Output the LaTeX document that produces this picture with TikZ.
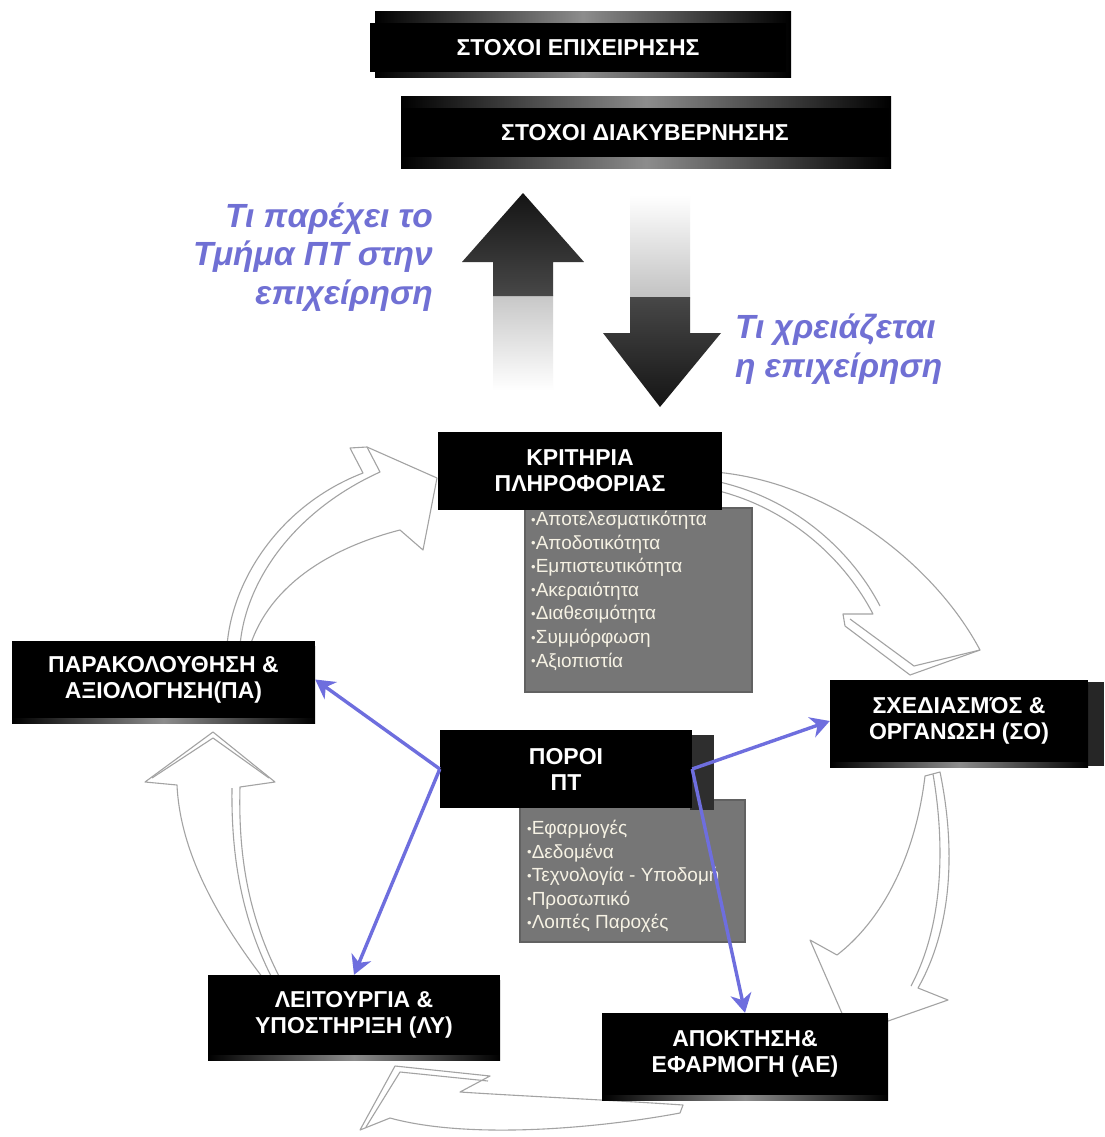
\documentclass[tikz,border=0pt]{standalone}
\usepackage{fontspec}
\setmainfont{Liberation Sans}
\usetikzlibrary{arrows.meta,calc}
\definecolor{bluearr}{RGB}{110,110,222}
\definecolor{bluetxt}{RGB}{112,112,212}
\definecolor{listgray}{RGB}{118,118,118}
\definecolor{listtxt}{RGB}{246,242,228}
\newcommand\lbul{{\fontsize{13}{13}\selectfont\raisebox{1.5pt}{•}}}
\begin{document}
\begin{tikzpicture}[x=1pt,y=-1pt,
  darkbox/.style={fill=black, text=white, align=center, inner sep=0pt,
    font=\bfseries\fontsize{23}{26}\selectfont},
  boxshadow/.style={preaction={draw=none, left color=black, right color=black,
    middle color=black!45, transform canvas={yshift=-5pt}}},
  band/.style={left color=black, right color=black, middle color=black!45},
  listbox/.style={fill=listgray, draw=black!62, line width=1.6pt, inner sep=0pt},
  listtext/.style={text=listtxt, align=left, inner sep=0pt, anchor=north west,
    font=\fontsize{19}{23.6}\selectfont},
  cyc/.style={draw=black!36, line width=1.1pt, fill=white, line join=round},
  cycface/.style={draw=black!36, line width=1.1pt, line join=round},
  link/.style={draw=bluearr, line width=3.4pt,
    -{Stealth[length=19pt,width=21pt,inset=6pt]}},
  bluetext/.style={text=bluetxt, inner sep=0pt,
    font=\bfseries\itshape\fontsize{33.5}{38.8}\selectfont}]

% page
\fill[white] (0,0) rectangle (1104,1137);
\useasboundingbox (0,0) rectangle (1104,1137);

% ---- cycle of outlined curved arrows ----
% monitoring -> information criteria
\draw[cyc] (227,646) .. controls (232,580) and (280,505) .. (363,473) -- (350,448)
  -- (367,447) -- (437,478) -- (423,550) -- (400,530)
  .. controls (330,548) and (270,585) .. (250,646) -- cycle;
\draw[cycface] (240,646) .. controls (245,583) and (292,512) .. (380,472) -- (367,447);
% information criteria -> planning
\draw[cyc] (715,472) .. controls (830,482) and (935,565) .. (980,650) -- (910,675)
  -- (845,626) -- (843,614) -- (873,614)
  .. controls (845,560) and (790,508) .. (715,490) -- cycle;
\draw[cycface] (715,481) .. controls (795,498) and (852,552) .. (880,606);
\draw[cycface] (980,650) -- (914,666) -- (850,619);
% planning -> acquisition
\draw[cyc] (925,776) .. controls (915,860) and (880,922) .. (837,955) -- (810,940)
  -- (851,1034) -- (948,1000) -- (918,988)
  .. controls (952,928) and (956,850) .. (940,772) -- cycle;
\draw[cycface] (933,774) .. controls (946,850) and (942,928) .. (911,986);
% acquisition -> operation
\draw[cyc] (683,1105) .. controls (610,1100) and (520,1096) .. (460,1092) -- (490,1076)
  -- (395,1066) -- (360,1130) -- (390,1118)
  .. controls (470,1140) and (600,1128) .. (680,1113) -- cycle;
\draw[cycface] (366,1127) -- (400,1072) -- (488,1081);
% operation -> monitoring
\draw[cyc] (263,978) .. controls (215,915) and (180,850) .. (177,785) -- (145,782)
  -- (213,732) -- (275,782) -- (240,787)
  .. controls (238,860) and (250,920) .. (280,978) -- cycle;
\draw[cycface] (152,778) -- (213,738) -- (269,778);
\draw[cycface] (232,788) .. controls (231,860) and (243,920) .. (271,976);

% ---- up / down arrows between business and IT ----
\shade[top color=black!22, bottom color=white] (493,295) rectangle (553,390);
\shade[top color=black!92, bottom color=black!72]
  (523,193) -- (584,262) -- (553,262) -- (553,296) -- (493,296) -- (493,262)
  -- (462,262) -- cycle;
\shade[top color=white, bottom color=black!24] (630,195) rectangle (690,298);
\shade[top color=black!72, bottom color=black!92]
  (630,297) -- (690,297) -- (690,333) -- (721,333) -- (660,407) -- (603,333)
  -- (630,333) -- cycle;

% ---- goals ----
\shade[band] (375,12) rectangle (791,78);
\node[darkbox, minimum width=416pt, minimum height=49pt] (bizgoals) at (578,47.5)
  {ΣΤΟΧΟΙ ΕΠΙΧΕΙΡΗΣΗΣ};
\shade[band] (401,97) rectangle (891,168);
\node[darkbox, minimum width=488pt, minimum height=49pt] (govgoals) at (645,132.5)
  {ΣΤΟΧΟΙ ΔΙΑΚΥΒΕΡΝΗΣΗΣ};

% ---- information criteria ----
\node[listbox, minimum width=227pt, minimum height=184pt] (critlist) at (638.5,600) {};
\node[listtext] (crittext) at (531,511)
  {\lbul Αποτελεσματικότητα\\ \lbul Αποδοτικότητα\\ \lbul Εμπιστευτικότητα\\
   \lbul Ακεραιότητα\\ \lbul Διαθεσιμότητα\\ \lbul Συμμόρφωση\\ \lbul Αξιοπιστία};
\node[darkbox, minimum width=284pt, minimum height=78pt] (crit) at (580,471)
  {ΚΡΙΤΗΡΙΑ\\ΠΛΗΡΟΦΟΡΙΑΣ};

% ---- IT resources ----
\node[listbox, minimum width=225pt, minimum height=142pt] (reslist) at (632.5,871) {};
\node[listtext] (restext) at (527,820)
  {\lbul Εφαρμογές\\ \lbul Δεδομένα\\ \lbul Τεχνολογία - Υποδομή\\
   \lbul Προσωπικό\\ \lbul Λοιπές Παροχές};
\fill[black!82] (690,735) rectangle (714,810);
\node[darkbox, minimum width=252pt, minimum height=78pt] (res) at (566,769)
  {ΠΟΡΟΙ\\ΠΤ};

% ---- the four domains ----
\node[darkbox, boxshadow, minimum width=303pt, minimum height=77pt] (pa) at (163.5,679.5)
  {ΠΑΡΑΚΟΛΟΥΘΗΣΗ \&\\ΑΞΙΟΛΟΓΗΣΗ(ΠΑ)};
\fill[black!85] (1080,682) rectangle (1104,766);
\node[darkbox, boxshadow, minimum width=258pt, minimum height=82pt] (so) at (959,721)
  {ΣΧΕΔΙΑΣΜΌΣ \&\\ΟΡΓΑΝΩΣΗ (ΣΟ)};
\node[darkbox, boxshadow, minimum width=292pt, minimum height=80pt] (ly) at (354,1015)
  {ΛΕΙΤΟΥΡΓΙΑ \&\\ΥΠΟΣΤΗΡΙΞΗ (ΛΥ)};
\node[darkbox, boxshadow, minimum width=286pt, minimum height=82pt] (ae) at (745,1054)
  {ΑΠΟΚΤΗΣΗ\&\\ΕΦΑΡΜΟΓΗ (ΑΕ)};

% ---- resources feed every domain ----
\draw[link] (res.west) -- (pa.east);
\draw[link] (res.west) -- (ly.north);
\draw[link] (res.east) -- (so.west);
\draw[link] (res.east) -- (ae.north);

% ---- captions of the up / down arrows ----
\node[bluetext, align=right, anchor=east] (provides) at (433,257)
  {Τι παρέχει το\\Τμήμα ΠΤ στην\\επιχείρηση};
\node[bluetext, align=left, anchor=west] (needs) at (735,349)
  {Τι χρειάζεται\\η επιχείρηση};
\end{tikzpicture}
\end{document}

EXERCISE: Leave the pictures out and output the rest of the listing exactly.

SOLUTION FOR THIS EXERCISE:
Output the LaTeX document that produces this picture with TikZ.
\documentclass[tikz,border=0pt]{standalone}
\usepackage{fontspec}
\setmainfont{Liberation Sans}
\usetikzlibrary{arrows.meta,calc}
\definecolor{bluearr}{RGB}{110,110,222}
\definecolor{bluetxt}{RGB}{112,112,212}
\definecolor{listgray}{RGB}{118,118,118}
\definecolor{listtxt}{RGB}{246,242,228}
\newcommand\lbul{{\fontsize{13}{13}\selectfont\raisebox{1.5pt}{•}}}
\begin{document}
\begin{tikzpicture}[x=1pt,y=-1pt,
  darkbox/.style={fill=black, text=white, align=center, inner sep=0pt,
    font=\bfseries\fontsize{23}{26}\selectfont},
  boxshadow/.style={preaction={draw=none, left color=black, right color=black,
    middle color=black!45, transform canvas={yshift=-5pt}}},
  band/.style={left color=black, right color=black, middle color=black!45},
  listbox/.style={fill=listgray, draw=black!62, line width=1.6pt, inner sep=0pt},
  listtext/.style={text=listtxt, align=left, inner sep=0pt, anchor=north west,
    font=\fontsize{19}{23.6}\selectfont},
  cyc/.style={draw=black!36, line width=1.1pt, fill=white, line join=round},
  cycface/.style={draw=black!36, line width=1.1pt, line join=round},
  link/.style={draw=bluearr, line width=3.4pt,
    -{Stealth[length=19pt,width=21pt,inset=6pt]}},
  bluetext/.style={text=bluetxt, inner sep=0pt,
    font=\bfseries\itshape\fontsize{33.5}{38.8}\selectfont}]

% page
\fill[white] (0,0) rectangle (1104,1137);
\useasboundingbox (0,0) rectangle (1104,1137);

% ---- cycle of outlined curved arrows ----
% monitoring -> information criteria
\draw[cyc] (227,646) .. controls (232,580) and (280,505) .. (363,473) -- (350,448)
  -- (367,447) -- (437,478) -- (423,550) -- (400,530)
  .. controls (330,548) and (270,585) .. (250,646) -- cycle;
\draw[cycface] (240,646) .. controls (245,583) and (292,512) .. (380,472) -- (367,447);
% information criteria -> planning
\draw[cyc] (715,472) .. controls (830,482) and (935,565) .. (980,650) -- (910,675)
  -- (845,626) -- (843,614) -- (873,614)
  .. controls (845,560) and (790,508) .. (715,490) -- cycle;
\draw[cycface] (715,481) .. controls (795,498) and (852,552) .. (880,606);
\draw[cycface] (980,650) -- (914,666) -- (850,619);
% planning -> acquisition
\draw[cyc] (925,776) .. controls (915,860) and (880,922) .. (837,955) -- (810,940)
  -- (851,1034) -- (948,1000) -- (918,988)
  .. controls (952,928) and (956,850) .. (940,772) -- cycle;
\draw[cycface] (933,774) .. controls (946,850) and (942,928) .. (911,986);
% acquisition -> operation
\draw[cyc] (683,1105) .. controls (610,1100) and (520,1096) .. (460,1092) -- (490,1076)
  -- (395,1066) -- (360,1130) -- (390,1118)
  .. controls (470,1140) and (600,1128) .. (680,1113) -- cycle;
\draw[cycface] (366,1127) -- (400,1072) -- (488,1081);
% operation -> monitoring
\draw[cyc] (263,978) .. controls (215,915) and (180,850) .. (177,785) -- (145,782)
  -- (213,732) -- (275,782) -- (240,787)
  .. controls (238,860) and (250,920) .. (280,978) -- cycle;
\draw[cycface] (152,778) -- (213,738) -- (269,778);
\draw[cycface] (232,788) .. controls (231,860) and (243,920) .. (271,976);

% ---- up / down arrows between business and IT ----
\shade[top color=black!22, bottom color=white] (493,295) rectangle (553,390);
\shade[top color=black!92, bottom color=black!72]
  (523,193) -- (584,262) -- (553,262) -- (553,296) -- (493,296) -- (493,262)
  -- (462,262) -- cycle;
\shade[top color=white, bottom color=black!24] (630,195) rectangle (690,298);
\shade[top color=black!72, bottom color=black!92]
  (630,297) -- (690,297) -- (690,333) -- (721,333) -- (660,407) -- (603,333)
  -- (630,333) -- cycle;

% ---- goals ----
\shade[band] (375,12) rectangle (791,78);
\node[darkbox, minimum width=416pt, minimum height=49pt] (bizgoals) at (578,47.5)
  {ΣΤΟΧΟΙ ΕΠΙΧΕΙΡΗΣΗΣ};
\shade[band] (401,97) rectangle (891,168);
\node[darkbox, minimum width=488pt, minimum height=49pt] (govgoals) at (645,132.5)
  {ΣΤΟΧΟΙ ΔΙΑΚΥΒΕΡΝΗΣΗΣ};

% ---- information criteria ----
\node[listbox, minimum width=227pt, minimum height=184pt] (critlist) at (638.5,600) {};
\node[listtext] (crittext) at (531,511)
  {\lbul Αποτελεσματικότητα\\ \lbul Αποδοτικότητα\\ \lbul Εμπιστευτικότητα\\
   \lbul Ακεραιότητα\\ \lbul Διαθεσιμότητα\\ \lbul Συμμόρφωση\\ \lbul Αξιοπιστία};
\node[darkbox, minimum width=284pt, minimum height=78pt] (crit) at (580,471)
  {ΚΡΙΤΗΡΙΑ\\ΠΛΗΡΟΦΟΡΙΑΣ};

% ---- IT resources ----
\node[listbox, minimum width=225pt, minimum height=142pt] (reslist) at (632.5,871) {};
\node[listtext] (restext) at (527,820)
  {\lbul Εφαρμογές\\ \lbul Δεδομένα\\ \lbul Τεχνολογία - Υποδομή\\
   \lbul Προσωπικό\\ \lbul Λοιπές Παροχές};
\fill[black!82] (690,735) rectangle (714,810);
\node[darkbox, minimum width=252pt, minimum height=78pt] (res) at (566,769)
  {ΠΟΡΟΙ\\ΠΤ};

% ---- the four domains ----
\node[darkbox, boxshadow, minimum width=303pt, minimum height=77pt] (pa) at (163.5,679.5)
  {ΠΑΡΑΚΟΛΟΥΘΗΣΗ \&\\ΑΞΙΟΛΟΓΗΣΗ(ΠΑ)};
\fill[black!85] (1080,682) rectangle (1104,766);
\node[darkbox, boxshadow, minimum width=258pt, minimum height=82pt] (so) at (959,721)
  {ΣΧΕΔΙΑΣΜΌΣ \&\\ΟΡΓΑΝΩΣΗ (ΣΟ)};
\node[darkbox, boxshadow, minimum width=292pt, minimum height=80pt] (ly) at (354,1015)
  {ΛΕΙΤΟΥΡΓΙΑ \&\\ΥΠΟΣΤΗΡΙΞΗ (ΛΥ)};
\node[darkbox, boxshadow, minimum width=286pt, minimum height=82pt] (ae) at (745,1054)
  {ΑΠΟΚΤΗΣΗ\&\\ΕΦΑΡΜΟΓΗ (ΑΕ)};

% ---- resources feed every domain ----
\draw[link] (res.west) -- (pa.east);
\draw[link] (res.west) -- (ly.north);
\draw[link] (res.east) -- (so.west);
\draw[link] (res.east) -- (ae.north);

% ---- captions of the up / down arrows ----
\node[bluetext, align=right, anchor=east] (provides) at (433,257)
  {Τι παρέχει το\\Τμήμα ΠΤ στην\\επιχείρηση};
\node[bluetext, align=left, anchor=west] (needs) at (735,349)
  {Τι χρειάζεται\\η επιχείρηση};
\end{tikzpicture}
\end{document}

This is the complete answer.